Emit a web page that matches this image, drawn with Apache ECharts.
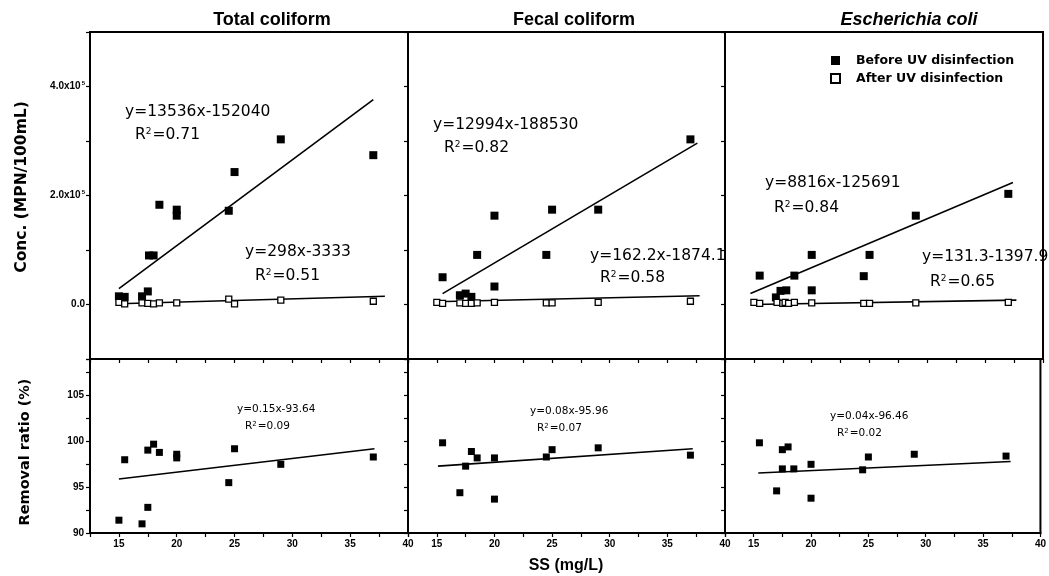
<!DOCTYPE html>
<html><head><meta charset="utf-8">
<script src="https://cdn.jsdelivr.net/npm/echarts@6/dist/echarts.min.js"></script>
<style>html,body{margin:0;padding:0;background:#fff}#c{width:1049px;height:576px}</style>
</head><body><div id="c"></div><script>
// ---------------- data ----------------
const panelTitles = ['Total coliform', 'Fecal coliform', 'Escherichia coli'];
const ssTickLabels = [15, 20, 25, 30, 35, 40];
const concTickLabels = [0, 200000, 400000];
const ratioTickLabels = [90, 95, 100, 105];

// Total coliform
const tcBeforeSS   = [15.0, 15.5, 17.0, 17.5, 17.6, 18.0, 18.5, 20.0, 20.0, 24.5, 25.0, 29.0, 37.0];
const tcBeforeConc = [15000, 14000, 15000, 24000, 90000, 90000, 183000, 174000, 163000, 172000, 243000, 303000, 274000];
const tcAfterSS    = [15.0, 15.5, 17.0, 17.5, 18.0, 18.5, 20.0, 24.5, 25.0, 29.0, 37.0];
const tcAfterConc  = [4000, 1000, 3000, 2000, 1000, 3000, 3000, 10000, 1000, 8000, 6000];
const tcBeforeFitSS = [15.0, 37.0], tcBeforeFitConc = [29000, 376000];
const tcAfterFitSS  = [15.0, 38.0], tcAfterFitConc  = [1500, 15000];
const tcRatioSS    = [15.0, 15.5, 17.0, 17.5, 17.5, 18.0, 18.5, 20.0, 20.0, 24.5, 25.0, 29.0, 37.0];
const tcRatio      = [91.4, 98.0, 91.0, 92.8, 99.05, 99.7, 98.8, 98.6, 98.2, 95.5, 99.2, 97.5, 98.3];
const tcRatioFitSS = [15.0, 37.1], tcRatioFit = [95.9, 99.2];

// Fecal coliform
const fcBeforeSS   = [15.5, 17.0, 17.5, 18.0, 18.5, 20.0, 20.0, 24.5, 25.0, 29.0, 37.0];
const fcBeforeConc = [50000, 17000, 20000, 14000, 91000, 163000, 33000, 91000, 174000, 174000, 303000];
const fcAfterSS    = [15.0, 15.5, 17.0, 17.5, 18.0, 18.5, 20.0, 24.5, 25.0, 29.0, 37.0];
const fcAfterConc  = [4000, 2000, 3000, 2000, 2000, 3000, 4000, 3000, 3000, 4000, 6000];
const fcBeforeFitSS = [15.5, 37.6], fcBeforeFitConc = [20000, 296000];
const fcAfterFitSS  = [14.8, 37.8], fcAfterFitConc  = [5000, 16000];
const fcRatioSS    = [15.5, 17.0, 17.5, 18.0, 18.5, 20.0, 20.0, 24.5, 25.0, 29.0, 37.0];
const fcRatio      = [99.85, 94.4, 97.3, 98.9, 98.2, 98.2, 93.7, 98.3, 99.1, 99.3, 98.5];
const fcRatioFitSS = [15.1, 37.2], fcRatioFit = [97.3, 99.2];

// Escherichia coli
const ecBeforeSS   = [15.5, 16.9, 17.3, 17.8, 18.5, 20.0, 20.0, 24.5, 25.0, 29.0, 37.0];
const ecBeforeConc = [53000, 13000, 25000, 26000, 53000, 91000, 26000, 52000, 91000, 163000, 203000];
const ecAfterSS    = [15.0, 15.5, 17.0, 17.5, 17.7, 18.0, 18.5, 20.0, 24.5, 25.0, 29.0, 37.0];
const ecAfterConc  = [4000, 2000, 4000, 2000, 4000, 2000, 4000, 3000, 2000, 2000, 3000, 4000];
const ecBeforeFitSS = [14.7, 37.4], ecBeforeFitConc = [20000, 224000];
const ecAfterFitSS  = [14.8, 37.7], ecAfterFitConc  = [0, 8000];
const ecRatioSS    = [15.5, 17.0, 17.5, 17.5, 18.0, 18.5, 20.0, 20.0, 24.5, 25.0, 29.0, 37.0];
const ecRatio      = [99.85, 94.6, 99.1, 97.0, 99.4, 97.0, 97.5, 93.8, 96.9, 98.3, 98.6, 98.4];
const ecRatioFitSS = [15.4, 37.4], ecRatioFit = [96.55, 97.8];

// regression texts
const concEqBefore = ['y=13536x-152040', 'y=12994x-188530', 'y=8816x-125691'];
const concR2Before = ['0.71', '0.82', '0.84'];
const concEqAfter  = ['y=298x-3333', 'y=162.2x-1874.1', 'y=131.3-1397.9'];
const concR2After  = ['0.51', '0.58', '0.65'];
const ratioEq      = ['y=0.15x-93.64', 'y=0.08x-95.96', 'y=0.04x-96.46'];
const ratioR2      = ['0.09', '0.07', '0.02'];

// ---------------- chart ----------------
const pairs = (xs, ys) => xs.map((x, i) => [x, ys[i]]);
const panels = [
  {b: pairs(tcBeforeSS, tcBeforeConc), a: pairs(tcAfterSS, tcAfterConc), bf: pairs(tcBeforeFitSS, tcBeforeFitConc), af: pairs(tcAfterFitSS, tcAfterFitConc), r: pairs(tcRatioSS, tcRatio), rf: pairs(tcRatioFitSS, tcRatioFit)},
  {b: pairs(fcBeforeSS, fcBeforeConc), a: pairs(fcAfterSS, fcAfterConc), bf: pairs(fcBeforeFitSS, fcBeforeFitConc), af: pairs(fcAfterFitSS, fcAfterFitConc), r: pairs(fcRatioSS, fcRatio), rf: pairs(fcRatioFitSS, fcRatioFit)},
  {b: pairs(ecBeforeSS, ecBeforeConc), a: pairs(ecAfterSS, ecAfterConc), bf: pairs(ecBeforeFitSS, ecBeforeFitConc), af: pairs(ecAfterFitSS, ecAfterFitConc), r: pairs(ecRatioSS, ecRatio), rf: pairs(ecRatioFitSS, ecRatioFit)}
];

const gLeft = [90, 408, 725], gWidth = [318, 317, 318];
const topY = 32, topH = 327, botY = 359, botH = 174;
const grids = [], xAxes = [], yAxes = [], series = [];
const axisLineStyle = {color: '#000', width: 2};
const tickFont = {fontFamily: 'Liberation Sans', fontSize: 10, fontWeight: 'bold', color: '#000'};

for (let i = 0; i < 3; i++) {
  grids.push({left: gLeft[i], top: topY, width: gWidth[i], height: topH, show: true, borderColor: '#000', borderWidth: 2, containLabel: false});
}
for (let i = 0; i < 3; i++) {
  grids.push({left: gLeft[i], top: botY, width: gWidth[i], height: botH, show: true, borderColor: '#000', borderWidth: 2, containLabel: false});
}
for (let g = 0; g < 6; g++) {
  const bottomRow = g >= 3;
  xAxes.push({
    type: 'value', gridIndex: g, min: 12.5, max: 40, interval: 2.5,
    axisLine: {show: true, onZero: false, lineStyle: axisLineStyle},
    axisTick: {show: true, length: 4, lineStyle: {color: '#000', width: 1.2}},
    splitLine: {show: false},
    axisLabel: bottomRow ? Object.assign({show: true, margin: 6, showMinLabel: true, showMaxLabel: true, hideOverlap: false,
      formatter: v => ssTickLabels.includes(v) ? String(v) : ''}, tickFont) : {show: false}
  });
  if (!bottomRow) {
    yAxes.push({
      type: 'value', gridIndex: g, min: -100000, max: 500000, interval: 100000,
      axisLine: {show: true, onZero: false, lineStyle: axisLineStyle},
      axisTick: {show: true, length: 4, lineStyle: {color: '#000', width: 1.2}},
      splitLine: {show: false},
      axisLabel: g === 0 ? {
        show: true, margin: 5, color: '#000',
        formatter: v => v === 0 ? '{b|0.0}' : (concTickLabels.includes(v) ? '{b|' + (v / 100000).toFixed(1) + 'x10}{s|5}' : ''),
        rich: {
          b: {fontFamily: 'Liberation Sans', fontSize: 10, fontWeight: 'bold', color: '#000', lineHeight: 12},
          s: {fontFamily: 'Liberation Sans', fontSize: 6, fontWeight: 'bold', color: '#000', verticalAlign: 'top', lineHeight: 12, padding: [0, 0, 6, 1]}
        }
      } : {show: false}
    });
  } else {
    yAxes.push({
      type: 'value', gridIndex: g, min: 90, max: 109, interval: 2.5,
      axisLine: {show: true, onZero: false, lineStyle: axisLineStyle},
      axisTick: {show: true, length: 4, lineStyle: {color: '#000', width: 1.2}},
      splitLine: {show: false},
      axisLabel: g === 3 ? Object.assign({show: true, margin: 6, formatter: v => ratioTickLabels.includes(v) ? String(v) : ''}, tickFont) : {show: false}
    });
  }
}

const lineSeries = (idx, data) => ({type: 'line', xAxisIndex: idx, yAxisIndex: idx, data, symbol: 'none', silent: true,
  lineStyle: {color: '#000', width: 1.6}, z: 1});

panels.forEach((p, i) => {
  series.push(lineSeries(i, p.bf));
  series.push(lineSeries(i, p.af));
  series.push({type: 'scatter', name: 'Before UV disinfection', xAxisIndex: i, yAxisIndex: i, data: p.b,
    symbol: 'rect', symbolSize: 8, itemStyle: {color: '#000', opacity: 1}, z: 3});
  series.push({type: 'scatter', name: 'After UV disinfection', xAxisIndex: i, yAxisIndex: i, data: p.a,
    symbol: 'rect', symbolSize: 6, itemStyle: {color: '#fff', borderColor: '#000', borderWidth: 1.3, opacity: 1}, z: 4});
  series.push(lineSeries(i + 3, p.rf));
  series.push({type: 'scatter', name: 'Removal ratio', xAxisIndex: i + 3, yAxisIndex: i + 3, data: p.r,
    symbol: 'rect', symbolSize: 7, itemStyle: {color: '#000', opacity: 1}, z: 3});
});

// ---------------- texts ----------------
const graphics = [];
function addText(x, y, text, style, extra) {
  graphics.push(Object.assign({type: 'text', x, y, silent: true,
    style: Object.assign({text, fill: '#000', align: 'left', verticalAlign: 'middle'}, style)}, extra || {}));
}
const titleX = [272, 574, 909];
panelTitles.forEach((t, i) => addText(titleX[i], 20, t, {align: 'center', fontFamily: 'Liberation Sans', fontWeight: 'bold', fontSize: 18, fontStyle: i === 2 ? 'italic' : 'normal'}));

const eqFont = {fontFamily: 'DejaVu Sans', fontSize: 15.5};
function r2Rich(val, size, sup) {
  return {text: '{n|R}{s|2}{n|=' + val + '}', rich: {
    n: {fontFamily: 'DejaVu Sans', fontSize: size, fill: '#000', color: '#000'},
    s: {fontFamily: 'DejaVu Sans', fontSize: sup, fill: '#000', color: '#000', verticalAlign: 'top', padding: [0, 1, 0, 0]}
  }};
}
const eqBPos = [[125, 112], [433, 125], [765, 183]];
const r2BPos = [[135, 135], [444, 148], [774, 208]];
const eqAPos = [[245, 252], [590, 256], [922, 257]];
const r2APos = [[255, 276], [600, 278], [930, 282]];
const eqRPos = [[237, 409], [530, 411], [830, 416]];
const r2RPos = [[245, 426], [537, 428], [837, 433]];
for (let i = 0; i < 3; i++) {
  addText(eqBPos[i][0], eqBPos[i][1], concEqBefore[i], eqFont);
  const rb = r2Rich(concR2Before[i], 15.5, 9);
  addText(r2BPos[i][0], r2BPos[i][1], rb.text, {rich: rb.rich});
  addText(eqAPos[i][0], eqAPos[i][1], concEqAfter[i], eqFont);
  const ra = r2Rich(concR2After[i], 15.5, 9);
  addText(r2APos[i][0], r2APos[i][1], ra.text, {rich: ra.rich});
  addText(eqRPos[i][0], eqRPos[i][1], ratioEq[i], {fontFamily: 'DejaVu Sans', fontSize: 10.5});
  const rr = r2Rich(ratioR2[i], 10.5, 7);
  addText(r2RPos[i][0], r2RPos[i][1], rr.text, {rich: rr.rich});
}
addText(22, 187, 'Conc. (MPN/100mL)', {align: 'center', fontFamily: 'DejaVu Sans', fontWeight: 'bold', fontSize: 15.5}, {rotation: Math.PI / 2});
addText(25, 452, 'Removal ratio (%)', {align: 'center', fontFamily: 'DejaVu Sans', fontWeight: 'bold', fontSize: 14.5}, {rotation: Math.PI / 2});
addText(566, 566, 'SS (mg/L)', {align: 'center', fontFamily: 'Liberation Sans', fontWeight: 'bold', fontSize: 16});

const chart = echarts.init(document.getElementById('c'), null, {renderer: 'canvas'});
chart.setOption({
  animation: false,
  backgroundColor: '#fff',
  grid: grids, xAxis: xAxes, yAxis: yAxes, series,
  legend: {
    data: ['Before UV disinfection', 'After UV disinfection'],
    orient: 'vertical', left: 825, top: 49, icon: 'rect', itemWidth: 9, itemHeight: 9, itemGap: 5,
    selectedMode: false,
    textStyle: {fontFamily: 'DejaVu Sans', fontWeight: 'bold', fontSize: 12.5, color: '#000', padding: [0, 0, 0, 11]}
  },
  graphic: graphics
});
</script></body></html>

══════════

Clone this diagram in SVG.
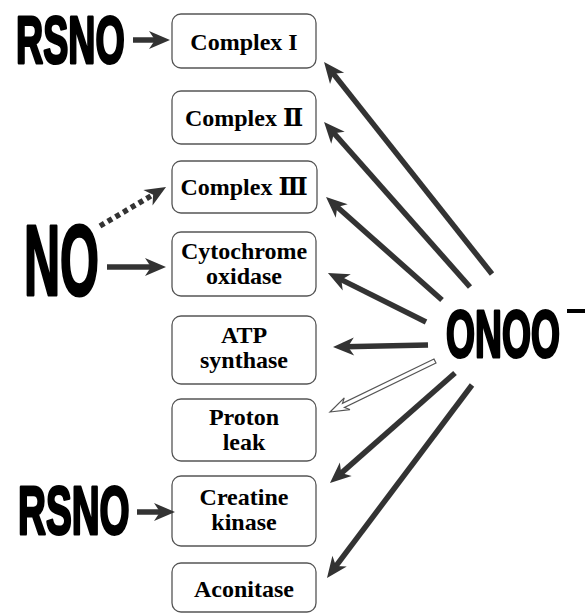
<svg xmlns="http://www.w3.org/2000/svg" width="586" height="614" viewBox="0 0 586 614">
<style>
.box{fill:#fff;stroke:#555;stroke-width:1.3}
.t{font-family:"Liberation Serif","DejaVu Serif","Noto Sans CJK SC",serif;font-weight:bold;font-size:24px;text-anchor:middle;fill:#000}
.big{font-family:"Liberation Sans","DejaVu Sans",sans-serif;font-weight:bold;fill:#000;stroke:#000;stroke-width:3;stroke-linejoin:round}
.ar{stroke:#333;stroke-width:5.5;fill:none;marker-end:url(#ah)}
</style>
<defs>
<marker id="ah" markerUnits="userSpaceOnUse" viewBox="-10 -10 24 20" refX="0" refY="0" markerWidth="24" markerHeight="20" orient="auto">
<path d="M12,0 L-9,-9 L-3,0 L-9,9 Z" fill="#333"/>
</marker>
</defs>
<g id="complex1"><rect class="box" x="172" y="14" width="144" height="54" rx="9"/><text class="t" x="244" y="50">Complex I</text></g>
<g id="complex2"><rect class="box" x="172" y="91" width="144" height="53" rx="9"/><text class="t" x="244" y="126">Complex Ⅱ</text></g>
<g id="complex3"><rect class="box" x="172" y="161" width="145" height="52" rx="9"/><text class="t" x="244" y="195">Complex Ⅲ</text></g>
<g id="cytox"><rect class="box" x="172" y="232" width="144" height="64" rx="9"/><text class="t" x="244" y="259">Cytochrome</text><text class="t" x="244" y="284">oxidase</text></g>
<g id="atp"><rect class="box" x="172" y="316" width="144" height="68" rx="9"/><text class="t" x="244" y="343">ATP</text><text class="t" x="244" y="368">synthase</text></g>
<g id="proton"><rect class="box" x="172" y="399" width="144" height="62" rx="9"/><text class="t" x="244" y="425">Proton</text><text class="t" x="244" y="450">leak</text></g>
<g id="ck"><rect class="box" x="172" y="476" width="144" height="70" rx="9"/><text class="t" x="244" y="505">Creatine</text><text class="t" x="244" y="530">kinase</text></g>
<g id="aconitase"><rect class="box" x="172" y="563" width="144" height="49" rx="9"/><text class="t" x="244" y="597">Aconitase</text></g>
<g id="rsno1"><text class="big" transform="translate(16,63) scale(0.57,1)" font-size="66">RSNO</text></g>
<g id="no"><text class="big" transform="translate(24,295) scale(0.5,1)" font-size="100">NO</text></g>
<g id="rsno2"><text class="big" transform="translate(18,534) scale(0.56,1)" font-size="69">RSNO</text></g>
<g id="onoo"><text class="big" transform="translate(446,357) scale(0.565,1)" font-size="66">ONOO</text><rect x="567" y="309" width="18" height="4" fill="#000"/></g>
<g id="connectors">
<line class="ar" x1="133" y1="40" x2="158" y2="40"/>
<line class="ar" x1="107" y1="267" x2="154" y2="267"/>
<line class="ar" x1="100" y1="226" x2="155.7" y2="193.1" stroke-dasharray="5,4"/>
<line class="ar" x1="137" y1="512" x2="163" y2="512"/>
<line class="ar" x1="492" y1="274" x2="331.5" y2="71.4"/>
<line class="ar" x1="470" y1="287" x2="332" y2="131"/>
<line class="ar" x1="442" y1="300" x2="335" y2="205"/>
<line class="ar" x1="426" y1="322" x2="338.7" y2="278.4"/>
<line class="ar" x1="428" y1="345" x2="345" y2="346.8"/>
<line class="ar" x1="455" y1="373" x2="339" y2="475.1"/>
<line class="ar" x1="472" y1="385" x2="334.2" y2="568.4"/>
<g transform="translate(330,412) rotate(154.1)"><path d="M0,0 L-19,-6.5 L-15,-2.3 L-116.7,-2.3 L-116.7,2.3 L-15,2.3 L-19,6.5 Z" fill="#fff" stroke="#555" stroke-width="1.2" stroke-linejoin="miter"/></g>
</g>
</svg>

══════════

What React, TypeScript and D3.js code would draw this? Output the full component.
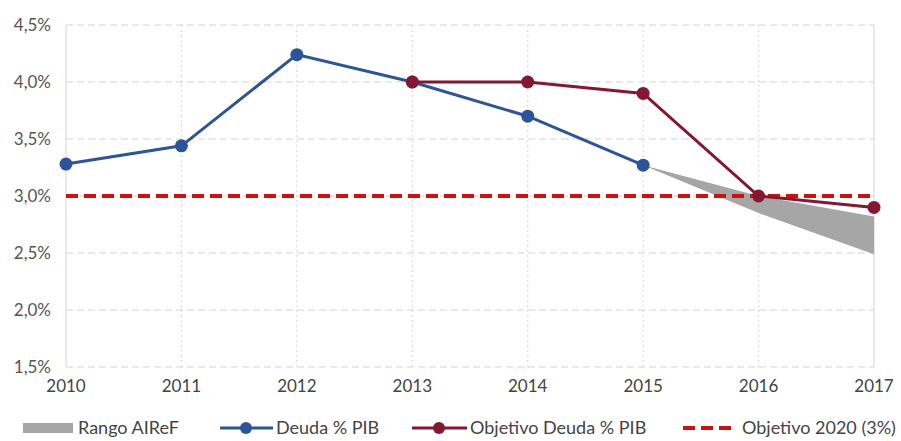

══════════

» **Written instruction**
Taking the entries above, extract every line from the one bearing "Emit a web page" through the one bearing "const fcRatioFitSS = [15.1, 37.2], fcRatioFit", exactly, with no pictures.

» **The completed task**
Emit a web page that matches this image, drawn with Apache ECharts.
<!DOCTYPE html>
<html><head><meta charset="utf-8">
<script src="https://cdn.jsdelivr.net/npm/echarts@6/dist/echarts.min.js"></script>
<style>html,body{margin:0;padding:0;background:#fff}#c{width:1049px;height:576px}</style>
</head><body><div id="c"></div><script>
// ---------------- data ----------------
const panelTitles = ['Total coliform', 'Fecal coliform', 'Escherichia coli'];
const ssTickLabels = [15, 20, 25, 30, 35, 40];
const concTickLabels = [0, 200000, 400000];
const ratioTickLabels = [90, 95, 100, 105];

// Total coliform
const tcBeforeSS   = [15.0, 15.5, 17.0, 17.5, 17.6, 18.0, 18.5, 20.0, 20.0, 24.5, 25.0, 29.0, 37.0];
const tcBeforeConc = [15000, 14000, 15000, 24000, 90000, 90000, 183000, 174000, 163000, 172000, 243000, 303000, 274000];
const tcAfterSS    = [15.0, 15.5, 17.0, 17.5, 18.0, 18.5, 20.0, 24.5, 25.0, 29.0, 37.0];
const tcAfterConc  = [4000, 1000, 3000, 2000, 1000, 3000, 3000, 10000, 1000, 8000, 6000];
const tcBeforeFitSS = [15.0, 37.0], tcBeforeFitConc = [29000, 376000];
const tcAfterFitSS  = [15.0, 38.0], tcAfterFitConc  = [1500, 15000];
const tcRatioSS    = [15.0, 15.5, 17.0, 17.5, 17.5, 18.0, 18.5, 20.0, 20.0, 24.5, 25.0, 29.0, 37.0];
const tcRatio      = [91.4, 98.0, 91.0, 92.8, 99.05, 99.7, 98.8, 98.6, 98.2, 95.5, 99.2, 97.5, 98.3];
const tcRatioFitSS = [15.0, 37.1], tcRatioFit = [95.9, 99.2];

// Fecal coliform
const fcBeforeSS   = [15.5, 17.0, 17.5, 18.0, 18.5, 20.0, 20.0, 24.5, 25.0, 29.0, 37.0];
const fcBeforeConc = [50000, 17000, 20000, 14000, 91000, 163000, 33000, 91000, 174000, 174000, 303000];
const fcAfterSS    = [15.0, 15.5, 17.0, 17.5, 18.0, 18.5, 20.0, 24.5, 25.0, 29.0, 37.0];
const fcAfterConc  = [4000, 2000, 3000, 2000, 2000, 3000, 4000, 3000, 3000, 4000, 6000];
const fcBeforeFitSS = [15.5, 37.6], fcBeforeFitConc = [20000, 296000];
const fcAfterFitSS  = [14.8, 37.8], fcAfterFitConc  = [5000, 16000];
const fcRatioSS    = [15.5, 17.0, 17.5, 18.0, 18.5, 20.0, 20.0, 24.5, 25.0, 29.0, 37.0];
const fcRatio      = [99.85, 94.4, 97.3, 98.9, 98.2, 98.2, 93.7, 98.3, 99.1, 99.3, 98.5];
const fcRatioFitSS = [15.1, 37.2], fcRatioFit = [97.3, 99.2];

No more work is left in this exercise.